Broadly there are two kind of stock investors – those who know the companies they are investing in and those who don’t. The first ones use insider information or put their analytical skills at work to predict which company would/should/must do well. They take a calculated risk.

The second ones (like me) just buy stocks of “seemingly-upcoming” segments, and they place their bets on how fast they can guess a rise in stock value of a particular market segment. Like i never tried to find out why and where would Idea invest the IPO money.

Its the lower risk and reasonably_good_profits, that make the people the second kind. The dumb but dangerous kind.

The same hold good for VCs 🙂

I have seen many IIT/IIM people on board of VC firms, just putting the raised funds up to whats_been_good_and_selling market. If my statistics are right a call/support center, service based companies, webized google add_word optimized product will never face deficits of funds. Web is a killer technology and sales platform, but not all problems can be addressed that way. You can never sell dog food online 😉

A unique idea with good value to customers = Good business. Period.
And, when you create a substandard mock of a existing idea you create mediocrity.

And i strongly feel, this is *not* the right way. No one thought web-search in 1996, No one thought virtualization could be commoditized in 2001, No one thought mobile phones could fit in pockets in 1990. Indian VCs (I feel) still are not betting on black horses. They are not ready to invest in intellectually-property or product based companies. They still are looking for 20-30% growth plans.

We have a reasonably sound product[1, 2] in place, which has already happy faced beta-customers.

And this is what we hear from VCs ;-
1. 60% we don’t invest in this area. (hmm, but your website covers all googlable computer science area)
2. 10% we don’t understand your product/market.

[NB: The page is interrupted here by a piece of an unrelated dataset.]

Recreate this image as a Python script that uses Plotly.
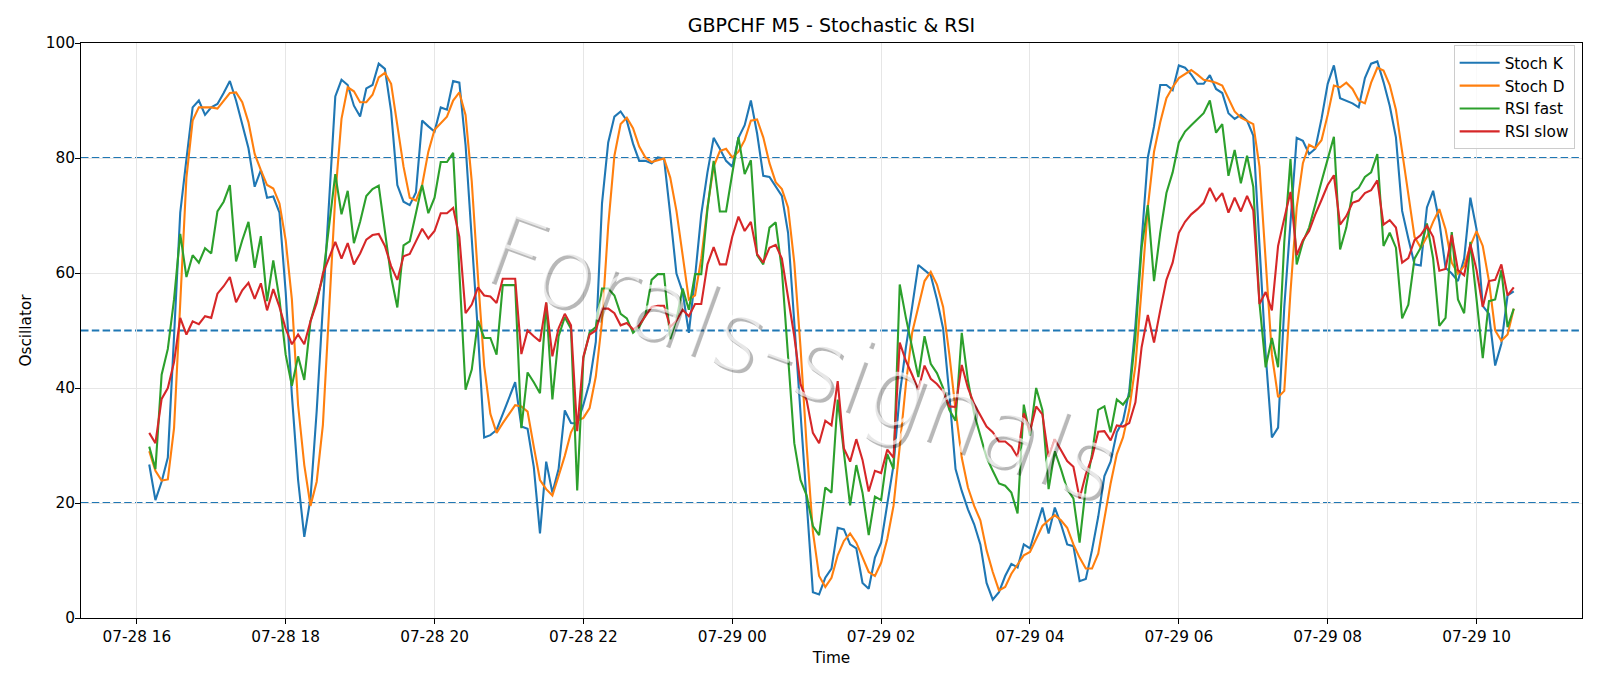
import pandas as pd
import plotly.graph_objects as go

START = "2025-07-28 16:10"
N_POINTS = 221
times = pd.date_range(START, periods=N_POINTS, freq="5min")

stoch_k = [26.7, 20.5, 23.7, 27.9, 49, 70.5, 79.8, 88.8, 90.0, 87.5, 88.8, 89.4, 91.3, 93.4, 90.0, 85.9, 81.7, 75.0, 77.9, 73.1,
           73.3, 70.5, 56.7, 38.8, 24.0, 14.1, 20.8, 36, 55, 72.7, 90.7, 93.6, 92.7, 89.1, 87.2, 92.1, 92.7, 96.4,
           95.5, 88.1, 75.3, 72.4, 71.8, 74.0, 86.5, 85.5, 84.6, 88.8, 88.4, 93.4, 93.1, 82.3, 66.3, 49.6, 31.4, 31.8, 32.7, 35.4,
           38.1, 41.0, 33.3, 32.9, 26.3, 14.7, 27.2, 21.8, 25.9, 36.1, 33.9, 33.8, 37.1, 41.0, 48.0, 72.1, 82.7, 87.2, 88.1,
           86.5, 82.5, 79.5, 79.5, 79.1, 80.1, 79.9, 70.2, 59.9, 56.7, 49.6, 59.3, 70.2, 77.5, 83.5, 81.6, 79.5, 78.5, 83.5, 85.7,
           90.0, 84.3, 76.9, 76.7, 75.0, 73.4, 67.0, 51.6, 36.2, 20.8, 4.5, 4.1, 7.0, 8.6, 15.7, 15.4, 12.8, 12.1,
           6.1, 5.1, 10.5, 13.1, 19.5, 26.6, 38.8, 47.1, 54.1, 61.4, 60.5, 59.6, 55.4, 50.3, 38.8, 25.9, 22.1, 18.9, 16.3, 12.8,
           6.1, 3.2, 4.5, 7.3, 9.4, 8.8, 12.8, 12.1, 15.7, 19.2, 14.7, 19.2, 16.3, 12.8, 12.5, 6.4, 6.8, 11.8, 17.6,
           24.7, 27.2, 32.3, 34.3, 39.4, 50.9, 66.3, 80.1, 85.5, 92.7, 92.7, 91.8, 96.1, 95.7, 94.5, 92.9, 92.9, 94.4, 92.0, 91.3,
           87.8, 86.8, 87.5, 86.5, 83.9, 64.4, 45.8, 31.4, 33.1, 54.1, 69.5, 83.5, 83.0, 80.7, 81.6, 86.8, 92.9, 96.1,
           90.4, 89.9, 89.5, 88.8, 93.9, 96.4, 96.8, 93.2, 89.1, 83.6, 70.8, 66.0, 61.5, 61.3, 71.4, 74.3, 68.9, 60.9, 59.9, 58.6,
           62.5, 73.1, 67.6, 54.3, 52.9, 43.9, 47.7, 56.1, 56.8]

stoch_d = [29.0, 25.6, 23.9, 24.1, 33.0, 55.4, 76.6, 86.5, 88.8, 88.8, 88.8, 88.6, 90.0, 91.3, 91.4, 89.7, 86.2, 80.7, 77.9, 75.3,
           74.7, 72.1, 65.7, 55.4, 37, 26.6, 19.5, 23.7, 33.6, 54.1, 73.4, 86.8, 92.3, 91.6, 89.7, 89.7, 91.0, 94.0,
           94.8, 92.9, 85.5, 78.5, 73.1, 72.6, 75.3, 81.1, 84.9, 86.1, 87.2, 90.0, 91.4, 87.5, 75.9, 59.3, 43.9, 35.5, 32.2, 33.9,
           35.5, 37.0, 36.8, 35.9, 29.8, 24.0, 22.4, 21.3, 24.7, 28.2, 32.3, 34.3, 34.8, 36.5, 42.0, 51.6, 68.2, 80.4, 85.9,
           87.0, 85.2, 82.0, 80.1, 79.3, 79.6, 79.9, 76.6, 70.8, 63.1, 55.4, 56.1, 62.5, 71.4, 78.5, 81.2, 81.6, 80.1, 81.1, 83.1,
           86.5, 86.7, 83.6, 79.1, 75.8, 74.6, 71.4, 61.8, 47.1, 29.8, 15.0, 7.3, 5.4, 7.0, 10.9, 13.4, 14.7, 13.1,
           10.5, 8.0, 7.3, 9.6, 13.8, 19.5, 29.8, 40.7, 49.6, 54.1, 58.6, 60.2, 58.0, 54.1, 45.8, 36.2, 27.9, 22.7, 19.5, 17.0,
           11.8, 8.0, 4.8, 5.4, 7.7, 9.3, 10.9, 11.5, 13.8, 16.0, 17.0, 17.9, 17.0, 15.7, 12.8, 10.5, 8.6, 8.6, 11.2,
           17.6, 23.4, 28.5, 31.4, 36.2, 43.9, 57.3, 71.4, 81.1, 86.2, 90.4, 92.3, 93.9, 94.6, 95.3, 94.5, 93.6, 93.4, 93.1, 92.6,
           90.4, 88.1, 87.0, 86.5, 85.9, 78.5, 61.8, 45.8, 38.4, 39.5, 56.7, 71.4, 79.1, 82.3, 81.7, 83.1, 87.5, 92.6,
           92.3, 93.1, 92.0, 90.0, 89.5, 93.1, 95.7, 95.2, 92.7, 88.4, 81.1, 73.4, 66.3, 64.4, 66.3, 68.9, 71.1, 67.6, 61.8, 59.9,
           61.2, 64.7, 67.3, 64.7, 58.6, 50.0, 48.2, 49.3, 53.8]

rsi_fast = [29.8, 25.9, 42.3, 46.8, 55.4, 66.8, 59.3, 63.1, 61.8, 64.3, 63.4, 70.7, 72.4, 75.3, 62.0, 65.7, 68.9, 60.9, 66.4, 55.1,
            62.2, 55.4, 45.8, 40.4, 45.5, 41.4, 51.6, 55.4, 59.3, 68.2, 77.2, 70.2, 74.3, 65.2, 68.9, 73.4, 74.6, 75.2,
            67.6, 59.3, 54.0, 64.8, 65.5, 70.2, 75.3, 70.4, 73.1, 79.3, 79.3, 80.9, 59.9, 39.7, 43.2, 51.7, 48.7, 48.7, 45.8, 57.9,
            57.9, 57.9, 33.0, 42.7, 41.0, 39.1, 54.8, 38.0, 49.0, 52.3, 50.3, 22.2, 45.2, 49.7, 50.6, 57.3, 57.3, 56.1, 52.9,
            52.1, 49.6, 50.6, 52.7, 58.8, 59.8, 59.8, 48.5, 51.9, 57.3, 53.6, 59.8, 59.8, 71.1, 79.5, 70.7, 70.7, 77.3, 83.6, 77.2,
            79.6, 63.1, 61.5, 67.9, 68.8, 60.5, 45.8, 30.4, 24.0, 21.3, 16.0, 14.4, 22.7, 21.8, 38.0, 28.5, 19.6, 26.6,
            21.8, 14.4, 21.1, 20.5, 28.5, 25.9, 58.0, 52.2, 47.1, 41.9, 49.0, 44.2, 42.6, 40.0, 36.2, 34.3, 49.6, 41.3, 35.5, 31.7,
            27.9, 25.6, 23.4, 23.0, 21.8, 18.2, 37.1, 31.7, 40.0, 36.2, 22.4, 29.0, 25.9, 22.4, 20.8, 13.1, 22.7, 28.5, 36.2,
            36.8, 32.3, 38.0, 37.1, 38.6, 49.0, 64.4, 71.8, 58.6, 67.0, 73.9, 77.5, 82.7, 84.6, 85.7, 86.8, 87.8, 90.0, 84.4, 85.9,
            76.9, 81.4, 75.6, 80.4, 75.0, 54.8, 43.6, 48.7, 43.6, 65.4, 79.8, 61.5, 65.4, 67.9, 72.1, 75.9, 79.8, 83.7,
            64.1, 67.9, 74.0, 74.8, 76.7, 77.5, 80.7, 64.7, 67.0, 64.4, 52.1, 54.5, 62.5, 64.4, 68.6, 62.5, 50.8, 52.2, 67.1, 55.4,
            53.0, 65.4, 55.4, 45.2, 55.1, 55.4, 60.5, 50.6, 53.8]

rsi_slow = [32.2, 30.4, 38.1, 40.0, 44.5, 52.2, 49.3, 51.6, 51.1, 52.5, 52.2, 56.4, 57.7, 59.3, 54.9, 57.0, 58.3, 55.5, 58.2, 53.5,
            57.2, 54.1, 50.3, 47.6, 49.3, 47.6, 51.6, 54.8, 59.9, 62.5, 65.4, 62.5, 65.2, 61.5, 63.4, 65.8, 66.6, 66.8,
            64.7, 61.2, 58.8, 62.9, 63.3, 65.5, 67.7, 66.0, 67.3, 70.4, 70.4, 71.3, 66.3, 53.0, 54.5, 57.5, 56.1, 55.9, 54.8, 59.0,
            59.0, 59.0, 45.9, 50.0, 49.0, 48.1, 54.9, 45.5, 50.4, 52.9, 50.9, 32.5, 45.5, 49.3, 50.0, 53.8, 53.8, 53.0, 50.9,
            51.3, 50.2, 50.9, 52.5, 54.1, 54.3, 54.3, 50.6, 51.7, 53.6, 52.5, 54.6, 54.6, 61.5, 64.5, 61.5, 61.5, 66.3, 69.8, 67.3,
            68.9, 63.3, 61.8, 64.4, 64.9, 62.5, 56.1, 49.0, 40.7, 37.8, 32.2, 30.4, 34.3, 33.5, 41.2, 29.5, 27.2, 31.1,
            27.5, 22.0, 25.6, 25.2, 29.3, 27.9, 47.9, 44.7, 42.3, 39.7, 43.9, 41.6, 40.7, 39.4, 36.8, 36.7, 44.0, 40.0, 37.2, 35.2,
            33.3, 32.3, 30.7, 30.7, 29.8, 28.0, 35.6, 32.5, 36.8, 35.4, 28.0, 31.1, 29.1, 27.3, 26.3, 20.8, 25.0, 27.9, 32.4,
            32.5, 30.9, 33.5, 33.3, 33.9, 37.5, 47.1, 52.7, 47.9, 53.5, 58.8, 61.8, 67.0, 68.9, 70.2, 71.1, 72.2, 74.8, 72.6, 73.9,
            70.5, 73.1, 70.7, 73.4, 70.9, 54.6, 56.7, 53.5, 64.7, 69.5, 74.1, 63.1, 65.7, 67.3, 70.2, 72.7, 75.3, 77.0,
            68.4, 69.9, 72.2, 72.6, 73.9, 74.4, 76.1, 68.4, 69.2, 67.9, 61.8, 62.6, 65.7, 66.6, 68.2, 66.3, 60.4, 60.7, 66.6, 60.5,
            59.6, 65.0, 60.5, 54.1, 58.6, 58.8, 61.5, 56.1, 57.5]

series_names = ["Stoch K", "Stoch D", "RSI fast", "RSI slow"]
series_values = [stoch_k, stoch_d, rsi_fast, rsi_slow]
series_colors = ["#1f77b4", "#ff7f0e", "#2ca02c", "#d62728"]
levels = [20, 50, 80]
y_ticks = [0, 20, 40, 60, 80, 100]
x_range = ["2025-07-28 15:15", "2025-07-29 11:25"]
title_text = "GBPCHF M5 - Stochastic & RSI"
watermark_text = "Forals-signals"

FONT = "DejaVu Sans"
FS = 15.3

fig = go.Figure()
for name, vals, col in zip(series_names, series_values, series_colors):
    fig.add_trace(go.Scatter(x=times, y=vals, mode="lines", name=name,
                             line=dict(color=col, width=2.1)))

for lv in levels:
    fig.add_shape(type="line", xref="paper", x0=0, x1=1, yref="y", y0=lv, y1=lv,
                  line=dict(color="#1f77b4", width=1.8, dash="7.5px,3.3px"), layer="below")

# watermark: soft shadow layer + translucent white layer on top
wm_x, wm_y, wm_angle, wm_size = 0.48, 0.452, 20, 98
fig.add_annotation(text=watermark_text, xref="paper", yref="paper", x=wm_x, y=wm_y,
                   showarrow=False, textangle=wm_angle, xshift=3, yshift=-3,
                   font=dict(family=FONT, size=wm_size, color="rgba(0,0,0,0.28)", weight=300))
fig.add_annotation(text=watermark_text, xref="paper", yref="paper", x=wm_x, y=wm_y,
                   showarrow=False, textangle=wm_angle,
                   font=dict(family=FONT, size=wm_size, color="rgba(255,255,255,0.66)", weight=300))

fig.update_layout(
    width=1600, height=686,
    margin=dict(l=81, r=18, t=43, b=68),
    paper_bgcolor="white", plot_bgcolor="white",
    font=dict(family=FONT, size=FS, color="black"),
    title=dict(text=title_text, x=0.5, xref="paper", xanchor="center",
               y=1 - 25 / 686, yref="container", yanchor="middle",
               font=dict(family=FONT, size=19, color="black")),
    legend=dict(x=0.9951, y=0.996, xanchor="right", yanchor="top",
                bgcolor="rgba(255,255,255,0.8)", bordercolor="#cccccc", borderwidth=1,
                itemwidth=40,
                font=dict(family=FONT, size=FS, color="black")),
    showlegend=True,
)

fig.update_xaxes(range=x_range, type="date", tickformat="%m-%d %H",
                 tick0="2025-07-28 16:00", dtick=2 * 3600 * 1000,
                 showline=True, linecolor="black", linewidth=1, mirror=True,
                 ticks="outside", ticklen=5, tickwidth=1, tickcolor="black",
                 showgrid=True, gridcolor="#e6e6e6", gridwidth=1, zeroline=False,
                 tickfont=dict(size=FS),
                 title=dict(text="Time", font=dict(size=FS), standoff=6))
fig.update_yaxes(range=[0, 100], tickvals=y_ticks,
                 showline=True, linecolor="black", linewidth=1, mirror=True,
                 ticks="outside", ticklen=5, tickwidth=1, tickcolor="black",
                 showgrid=True, gridcolor="#e6e6e6", gridwidth=1, zeroline=False,
                 tickfont=dict(size=FS), ticklabelstandoff=-3,
                 title=dict(text="Oscillator", font=dict(size=FS), standoff=10))

fig.write_html("out.html")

May not be able to help ( Perfectly OK )
3. 10% You don’t have a proven team (Milind has 15 patents, and i have never lost – be it AOE/interview or JEE 😉 . But yes we are first timers)
4. 10% Why don’t you sell over web. (Dude, its an enterprise problem. Customer need to be told how more than what)
5. 10% – These are the good ones. And i have my hopes alive 🙂

This is also a reason why there is a mushroom growth of “VC consultants”. Infact, when i asked one VC_consultant, if he trusts the product. He simply said, he would have to :), and VCs also need not fully understand it.

No one ever gets fired by buying IBM or Microsoft products, but thats not the reason why good startups are born. Its the confidence they endeavor bring in and the risk they encourage the user to take, makes them a winning startup.

Indian startups (includes us) needs angels and sensible VCs who can understand entrepreneurship and promote startups with solid base and good Intellectual Property.